It sounds like you are doing some interesting optimization work. There is quite a bit of ongoing activity in this area, see some of the citations/book links below, that may help you compare your design and implementation with other designs that have been implemented on our hardware.
It sounds, however, that your main concern is the design of our memory interface, and that you are memory bound.
Some of the papers below may help you understand some of the tradeoffs you’ve made in blocking and packing of your data structures. Also, you may consult AMD’s 10H BDKG for the specifics of our memory hierarchy, which you may want to familiarize yourself with.
Regarding the implementation of our memory hierarchy; we do not currently support fb-dimms for many business and customer related issues, but it is on our roadmap.

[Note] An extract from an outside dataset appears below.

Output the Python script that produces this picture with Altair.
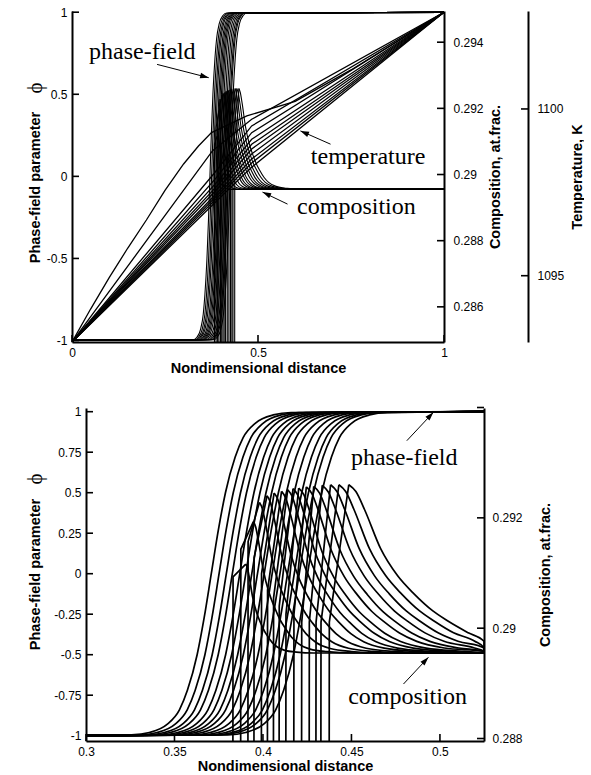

We appreciate your concern, and thank you for your input.
By Michael J. Voss
Also I follow all recommended optimization from AMD about cache efficient optimization and techniques, but I could not see boost more than x2! Also then my code was tested on Intel E8600(only two cores) I notice x4.5 performace boost in compare to first version! How it can be? My code is memory intensive and Core2 has out-of-the box memory controller with only one 128 bit channel! I try unganged and ganged regimes on Phenom, but only x2 and thats all! It is very strange! Basically I hate Intel processor and decide to buy Phenom II 940 instead of i7 920! I hope AMD fix some memory-cache transfer issues in second generation of Phenom! But I strongly recommend AMD to use memory with multichannel serial interface! Only one makes me happy - my code run faster on Phenom 9950(@3Ghz) in compare to one node of SGI Altix (Xeon Clowertown based)!
Debugging, testing, profiling. There is no other way to achieve a maximum performance.
How to profile application if you have pure SSE2/SSE3 code in loop, which is parallelized with OpenMP? All data aligned to 16 byte and packed for cache efficient using!
It is case when performance fully depend on architecture of CPU!